In 2019, Us Gavorrano and Real Follonica merged to form UsFG, focusing on youth development and a return to professional football, with plans for infrastructure expansion and broader community involvement.

UsFG was officially founded in the summer of 2019 through the merger of Unione Sportiva Gavorrano and Associazione Sportiva Real Follonica, following a collaboration at the youth sector level that began in the 2017-18 season. However, the idea for the merger took shape as early as February 2019, thanks to the vision of two key figures: engineer Luigi Mansi, owner of Us Gavorrano, and Andrea Benini, mayor of Follonica.

These two individuals laid the groundwork for the project that led to the creation of UsFG, a club representing both municipalities, home to nearly 30,000 people.

Regarding the first team, the goal is to return to professional football in the near future. In that case, the municipality of Follonica has committed to providing a suitable stadium for Serie C. Similarly, the mayor of Gavorrano, Andrea Biondi, has fully embraced the project, recognizing its broader significance.

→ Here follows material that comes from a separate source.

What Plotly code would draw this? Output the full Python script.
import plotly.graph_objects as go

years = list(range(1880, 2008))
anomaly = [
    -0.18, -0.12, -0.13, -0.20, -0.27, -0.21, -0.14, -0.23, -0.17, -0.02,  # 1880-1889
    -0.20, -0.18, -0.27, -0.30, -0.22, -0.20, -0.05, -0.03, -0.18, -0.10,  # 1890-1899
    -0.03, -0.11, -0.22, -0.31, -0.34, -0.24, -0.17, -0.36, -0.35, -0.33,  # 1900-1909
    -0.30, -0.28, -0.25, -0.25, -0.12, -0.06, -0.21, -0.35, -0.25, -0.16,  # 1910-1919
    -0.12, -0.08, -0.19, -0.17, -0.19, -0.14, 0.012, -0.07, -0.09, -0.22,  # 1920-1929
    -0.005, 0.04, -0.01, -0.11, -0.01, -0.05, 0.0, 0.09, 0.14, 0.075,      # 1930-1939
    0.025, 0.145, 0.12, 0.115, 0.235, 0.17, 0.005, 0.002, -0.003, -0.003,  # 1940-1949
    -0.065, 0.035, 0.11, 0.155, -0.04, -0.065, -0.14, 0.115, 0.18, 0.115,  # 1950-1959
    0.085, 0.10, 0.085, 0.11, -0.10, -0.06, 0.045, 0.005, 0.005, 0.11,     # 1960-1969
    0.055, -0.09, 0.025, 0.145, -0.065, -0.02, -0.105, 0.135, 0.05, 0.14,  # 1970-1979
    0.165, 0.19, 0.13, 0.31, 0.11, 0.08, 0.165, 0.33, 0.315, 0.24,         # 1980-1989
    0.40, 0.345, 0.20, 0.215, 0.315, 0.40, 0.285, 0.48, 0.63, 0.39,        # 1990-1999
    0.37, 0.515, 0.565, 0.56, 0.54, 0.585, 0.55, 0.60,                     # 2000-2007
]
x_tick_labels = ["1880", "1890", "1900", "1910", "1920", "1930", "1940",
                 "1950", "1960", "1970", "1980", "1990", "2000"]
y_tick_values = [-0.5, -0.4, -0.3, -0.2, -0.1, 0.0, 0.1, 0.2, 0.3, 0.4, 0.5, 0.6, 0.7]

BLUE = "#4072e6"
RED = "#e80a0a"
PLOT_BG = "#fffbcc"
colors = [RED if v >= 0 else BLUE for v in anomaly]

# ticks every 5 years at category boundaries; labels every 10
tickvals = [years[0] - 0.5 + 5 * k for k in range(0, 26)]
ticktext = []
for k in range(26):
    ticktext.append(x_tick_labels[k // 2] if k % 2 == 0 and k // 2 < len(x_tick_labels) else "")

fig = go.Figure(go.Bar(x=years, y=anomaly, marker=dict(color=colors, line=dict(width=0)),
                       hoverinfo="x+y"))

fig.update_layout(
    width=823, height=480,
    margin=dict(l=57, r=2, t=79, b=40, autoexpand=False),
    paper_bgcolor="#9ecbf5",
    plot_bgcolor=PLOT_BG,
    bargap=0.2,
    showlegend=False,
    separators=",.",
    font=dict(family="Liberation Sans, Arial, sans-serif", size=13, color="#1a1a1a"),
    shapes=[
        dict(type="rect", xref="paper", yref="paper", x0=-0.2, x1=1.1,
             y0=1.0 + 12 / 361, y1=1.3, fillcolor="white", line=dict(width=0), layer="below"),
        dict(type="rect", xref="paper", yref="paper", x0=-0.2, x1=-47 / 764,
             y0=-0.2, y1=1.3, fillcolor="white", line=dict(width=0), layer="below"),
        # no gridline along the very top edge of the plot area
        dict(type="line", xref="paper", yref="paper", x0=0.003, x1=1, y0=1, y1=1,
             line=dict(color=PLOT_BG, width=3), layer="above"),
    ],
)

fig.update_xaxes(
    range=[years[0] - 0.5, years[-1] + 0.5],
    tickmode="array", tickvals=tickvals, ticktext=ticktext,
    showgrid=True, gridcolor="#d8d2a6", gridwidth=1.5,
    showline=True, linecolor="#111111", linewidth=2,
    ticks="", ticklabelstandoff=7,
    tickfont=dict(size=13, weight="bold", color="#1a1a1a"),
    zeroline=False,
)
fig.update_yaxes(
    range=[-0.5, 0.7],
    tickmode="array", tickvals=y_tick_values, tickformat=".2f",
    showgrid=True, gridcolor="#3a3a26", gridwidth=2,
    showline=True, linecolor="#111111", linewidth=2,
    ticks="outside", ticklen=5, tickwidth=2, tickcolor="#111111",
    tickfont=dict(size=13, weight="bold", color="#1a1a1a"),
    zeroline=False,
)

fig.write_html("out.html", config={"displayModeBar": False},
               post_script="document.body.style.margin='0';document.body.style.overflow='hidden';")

For young footballers from northern Maremma, who previously had to travel far from home to play, Follonica Gavorrano has become a major hub, offering access to eight fields.

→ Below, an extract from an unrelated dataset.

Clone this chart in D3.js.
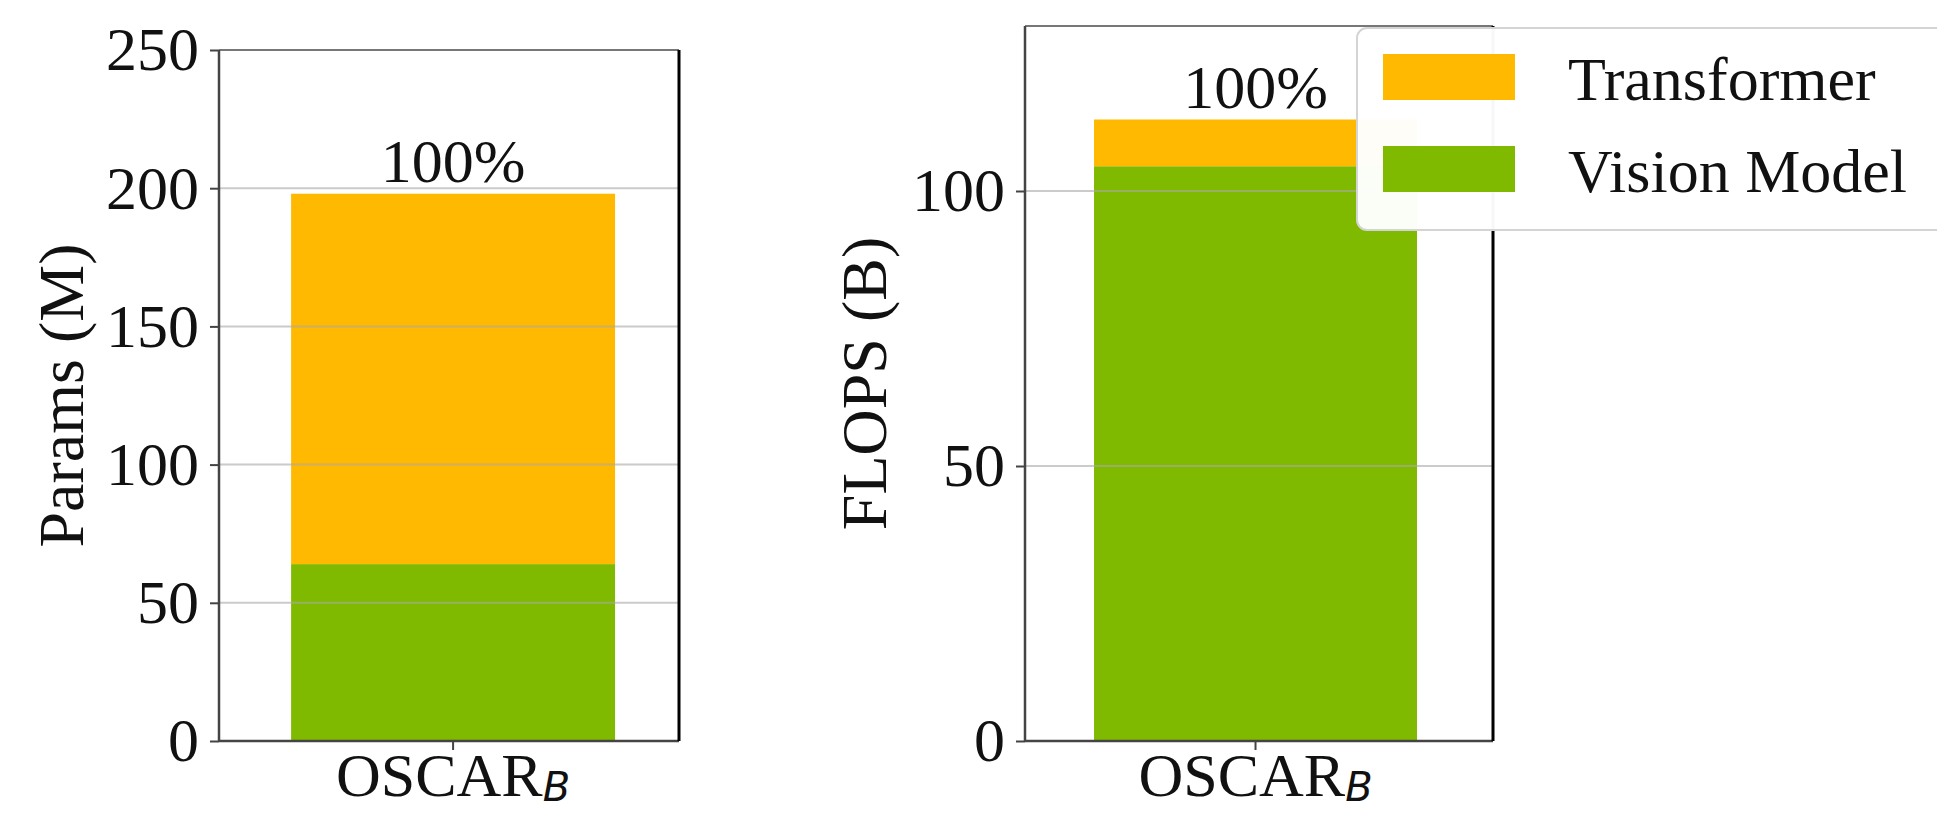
<!DOCTYPE html>
<html>
<head>
<meta charset="utf-8">
<script src="https://cdn.jsdelivr.net/npm/d3@7/dist/d3.min.js"></script>
<style>
  html, body { margin: 0; padding: 0; background: #fff; overflow: hidden; }
  svg { display: block; }
  text { font-family: "Liberation Serif", "Times New Roman", serif; fill: #111; }
</style>
</head>
<body>
<svg id="chart" width="1937" height="813"></svg>
<script>
// ---- data ----
const categories = ["OSCAR"];
const categorySub = ["B"];
const seriesNames = ["Transformer", "Vision Model"];
const seriesColors = ["#FFB900", "#7FBA00"];
const paramsVision = [64];
const paramsTransformer = [134];
const flopsVision = [104.5];
const flopsTransformer = [8.5];
const percentLabels = ["100%"];
const paramsTicks = [0, 50, 100, 150, 200, 250];
const flopsTicks = [0, 50, 100];
const paramsMax = 250;
const flopsMax = 130;

const svg = d3.select("#chart");
const FS = 62;

function panel(cfg) {
  const g = svg.append("g");
  const x = d3.scaleBand().domain(categories).range([cfg.left, cfg.right])
    .paddingInner(0).paddingOuter(cfg.po).align(cfg.align);
  const y = d3.scaleLinear().domain([0, cfg.ymax]).range([cfg.bottom, cfg.top]);

  // bars (stacked: vision bottom, transformer on top)
  categories.forEach((c, i) => {
    const v = cfg.vision[i], t = cfg.transformer[i];
    g.append("rect").attr("x", x(c)).attr("width", x.bandwidth())
      .attr("y", y(v)).attr("height", y(0) - y(v)).attr("fill", seriesColors[1]);
    g.append("rect").attr("x", x(c)).attr("width", x.bandwidth())
      .attr("y", y(v + t)).attr("height", y(v) - y(v + t)).attr("fill", seriesColors[0]);
    g.append("text").attr("x", x(c) + x.bandwidth() / 2).attr("y", y(v + t) - 12)
      .attr("text-anchor", "middle").attr("font-size", FS).text(percentLabels[i]);
  });

  // grid (above bars)
  g.selectAll(".grid").data(cfg.ticks.filter(d => d > 0 && d < cfg.ymax)).enter()
    .append("line").attr("x1", cfg.left).attr("x2", cfg.right)
    .attr("y1", d => y(d)).attr("y2", d => y(d))
    .attr("stroke", "#a8a8a8").attr("stroke-opacity", 0.6).attr("stroke-width", 2);

  // y axis
  const ya = g.append("g").attr("transform", `translate(${cfg.left},0)`)
    .call(d3.axisLeft(y).tickValues(cfg.ticks).tickSize(9).tickPadding(11).tickFormat(d3.format("d")));
  ya.select(".domain").remove();
  ya.selectAll(".tick line").attr("stroke", "#444").attr("stroke-width", 2);
  ya.selectAll(".tick text").attr("font-size", FS).attr("font-family", "Liberation Serif").attr("fill", "#111");

  // x axis
  const xa = g.append("g").attr("transform", `translate(0,${cfg.bottom})`)
    .call(d3.axisBottom(x).tickSize(9).tickFormat(""));
  xa.select(".domain").remove();
  xa.selectAll(".tick line").attr("stroke", "#444").attr("stroke-width", 2);
  categories.forEach((c, i) => {
    const t = g.append("text").attr("x", x(c) + x.bandwidth() / 2).attr("y", cfg.bottom + 55)
      .attr("text-anchor", "middle").attr("font-size", FS);
    t.append("tspan").text(c);
    t.append("tspan").attr("dy", 5).attr("font-size", 40)
      .attr("font-family", "DejaVu Sans").attr("font-style", "italic").text(categorySub[i]);
  });

  // spines
  g.append("line").attr("x1", cfg.left).attr("x2", cfg.right).attr("y1", cfg.top).attr("y2", cfg.top)
    .attr("stroke", "#777").attr("stroke-width", 2);
  g.append("line").attr("x1", cfg.left).attr("x2", cfg.right).attr("y1", cfg.bottom).attr("y2", cfg.bottom)
    .attr("stroke", "#444").attr("stroke-width", 2.5);
  g.append("line").attr("x1", cfg.left).attr("x2", cfg.left).attr("y1", cfg.top).attr("y2", cfg.bottom)
    .attr("stroke", "#444").attr("stroke-width", 2.5);
  g.append("line").attr("x1", cfg.right).attr("x2", cfg.right).attr("y1", cfg.top).attr("y2", cfg.bottom)
    .attr("stroke", "#000").attr("stroke-width", 3);

  // y label
  g.append("text").attr("transform", `translate(${cfg.labelX},${(cfg.top + cfg.bottom) / 2}) rotate(-90)`)
    .attr("text-anchor", "middle").attr("font-size", 64).text(cfg.ylabel);
}

panel({ left: 219, right: 679, top: 50, bottom: 741, ymax: paramsMax, ticks: paramsTicks,
        po: 0.21, align: 0.53,
        vision: paramsVision, transformer: paramsTransformer, ylabel: "Params (M)", labelX: 83 });
panel({ left: 1025, right: 1493, top: 26, bottom: 741, ymax: flopsMax, ticks: flopsTicks,
        po: 0.2245, align: 0.476,
        vision: flopsVision, transformer: flopsTransformer, ylabel: "FLOPS (B)", labelX: 886 });

// legend
const lg = svg.append("g");
lg.append("rect").attr("x", 1357).attr("y", 28).attr("width", 620).attr("height", 202)
  .attr("rx", 10).attr("fill", "#fff").attr("fill-opacity", 0.97)
  .attr("stroke", "#d4d4d4").attr("stroke-width", 2);
seriesNames.forEach((s, i) => {
  const yb = 100 + i * 92;
  lg.append("rect").attr("x", 1383).attr("y", yb - 46).attr("width", 132).attr("height", 46)
    .attr("fill", seriesColors[i]);
  lg.append("text").attr("x", 1568).attr("y", yb).attr("font-size", FS).text(s);
});
</script>
</body>
</html>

Beyond this, the Mansi family, a prominent and historically significant family in Tuscany has also answered the call from the municipality of Scarlino, reviving football there by reintroducing a team in the Third Category (Terza Categoria), with the long-term goal of integrating it into an even larger project. This expansion would allow the club to represent an area of around 35,000 residents.

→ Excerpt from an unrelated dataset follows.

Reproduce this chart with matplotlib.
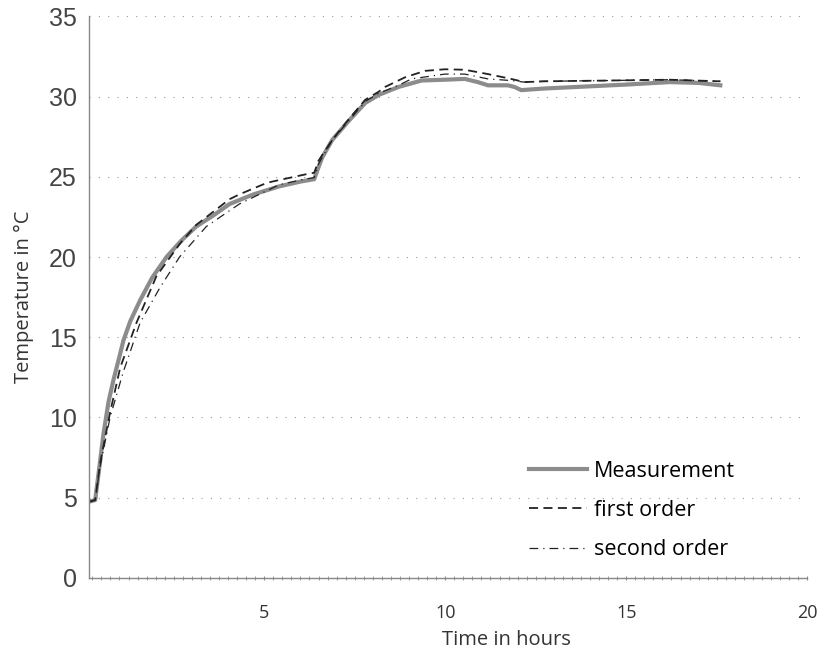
from matplotlib import pyplot as plt
from matplotlib.ticker import MultipleLocator

plt.rcParams['font.family'] = ['Open Sans', 'DejaVu Sans']

# measured temperature (hours, deg C)
meas_t = [0.16, 0.33, 0.45, 0.56, 0.70, 0.83, 1.00, 1.11, 1.30, 1.57, 1.90, 2.30, 2.70, 3.12, 3.60,
          4.04, 4.70, 5.41, 6.00, 6.38, 6.45, 6.60, 6.88, 7.34, 7.79, 8.16, 8.71, 9.35, 9.99, 10.54,
          10.90, 11.18, 11.73, 11.91, 12.10, 12.73, 13.65, 15.03, 16.20, 17.00, 17.60]
meas_v = [4.75, 4.85, 7.0, 9.0, 11.0, 12.3, 13.8, 14.8, 16.0, 17.3, 18.7, 20.0, 21.0, 21.9, 22.6,
          23.3, 23.9, 24.4, 24.7, 24.85, 25.3, 26.2, 27.3, 28.5, 29.6, 30.1, 30.6, 31.0, 31.05, 31.1,
          30.9, 30.7, 30.7, 30.6, 30.4, 30.5, 30.6, 30.75, 30.9, 30.85, 30.7]

# first order model
first_t = [0.16, 0.33, 0.47, 0.74, 1.02, 1.47, 2.02, 2.66, 3.12, 4.04, 4.31, 5.05, 5.22, 6.14, 6.38,
           6.50, 6.88, 7.34, 7.79, 8.16, 8.34, 8.89, 9.44, 9.99, 10.54, 11.18, 11.82, 12.19, 12.73,
           14.57, 16.20, 17.60]
first_v = [4.75, 4.85, 7.2, 10.3, 13.1, 15.9, 18.8, 20.8, 22.0, 23.6, 23.9, 24.6, 24.7, 25.15, 25.25,
           26.0, 27.3, 28.6, 29.8, 30.3, 30.6, 31.2, 31.6, 31.7, 31.67, 31.4, 31.1, 30.9, 30.95,
           31.0, 31.05, 30.95]

# second order model
second_t = [0.16, 0.33, 0.47, 0.74, 1.10, 1.57, 2.12, 2.66, 3.40, 4.31, 5.41, 6.00, 6.38, 6.50, 6.88,
            7.34, 7.79, 8.16, 8.71, 9.07, 9.99, 10.54, 11.18, 11.80, 12.19, 12.73, 14.57, 16.20, 17.60]
second_v = [4.75, 4.85, 7.0, 10.0, 12.8, 15.9, 18.1, 20.0, 21.9, 23.3, 24.5, 24.8, 24.95, 25.8, 27.3,
            28.5, 29.7, 30.2, 30.7, 31.1, 31.4, 31.4, 31.1, 31.0, 30.9, 30.95, 31.0, 31.05, 30.95]

fig = plt.figure(figsize=(8.17, 6.53), dpi=100)
ax = fig.add_axes([0.109, 0.115, 0.879, 0.860])

ax.plot(meas_t, meas_v, color='#8c8c8c', lw=3, label='Measurement', solid_joinstyle='round')
ax.plot(first_t, first_v, color='#222222', lw=1.3, dashes=(5, 3), label='first order')
ax.plot(second_t, second_v, color='#222222', lw=0.9, dashes=(7, 4, 1, 4), label='second order')

ax.set_xlim(0.16, 20)
ax.set_ylim(0, 35)
ax.xaxis.set_major_locator(MultipleLocator(5))
ax.xaxis.set_minor_locator(MultipleLocator(0.25))
ax.yaxis.set_major_locator(MultipleLocator(5))

ax.grid(axis='y', color='#999999', lw=0.8, linestyle=(0, (1, 7.4)))
ax.set_axisbelow(True)
for s in ['top', 'right']:
    ax.spines[s].set_visible(False)
for s in ['left', 'bottom']:
    ax.spines[s].set_color('#888888')
    ax.spines[s].set_linewidth(1)

ax.tick_params(axis='y', length=0, labelsize=18, labelcolor='#444444', pad=9)
for lbl in ax.get_yticklabels():
    lbl.set_family('Liberation Sans')
ax.tick_params(axis='x', which='both', direction='inout', length=3, color='#888888',
               labelsize=13, labelcolor='#333333', pad=17)

ax.set_xlabel('Time in hours', fontsize=14.5, color='#333333')
ax.xaxis.set_label_coords(0.581, -0.093)
ax.set_ylabel('Temperature in °C', fontsize=14.5, color='#333333')
ax.yaxis.set_label_coords(-0.077, 0.5)

ax.legend(loc='lower right', bbox_to_anchor=(0.926, -0.003), frameon=False, fontsize=15.5,
          handlelength=2.7, handletextpad=0.3, labelspacing=0.85)

fig.savefig('out.png', dpi=100)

Crucial to the success of UsFG have been President Paolo Balloni and General Director Filippo Vetrini, who played instrumental roles in facilitating the merger. Both have retained their key positions within the club, ensuring continuity from their previous roles at Us Gavorrano.

==Colors and badge==
The colors of the club are white, blue and red.

==Famous presidents==

===Mario Matteini===
Mario Matteini, the historic president who led the club from Seconda Categoria to Lega Pro Seconda Divisione from 1999 to 2011, died on 9 March 2011.

==Academy==
The club operates an academy with teams at the U19, U17, U16, U15, and U14 levels, ensuring participation across multiple age groups.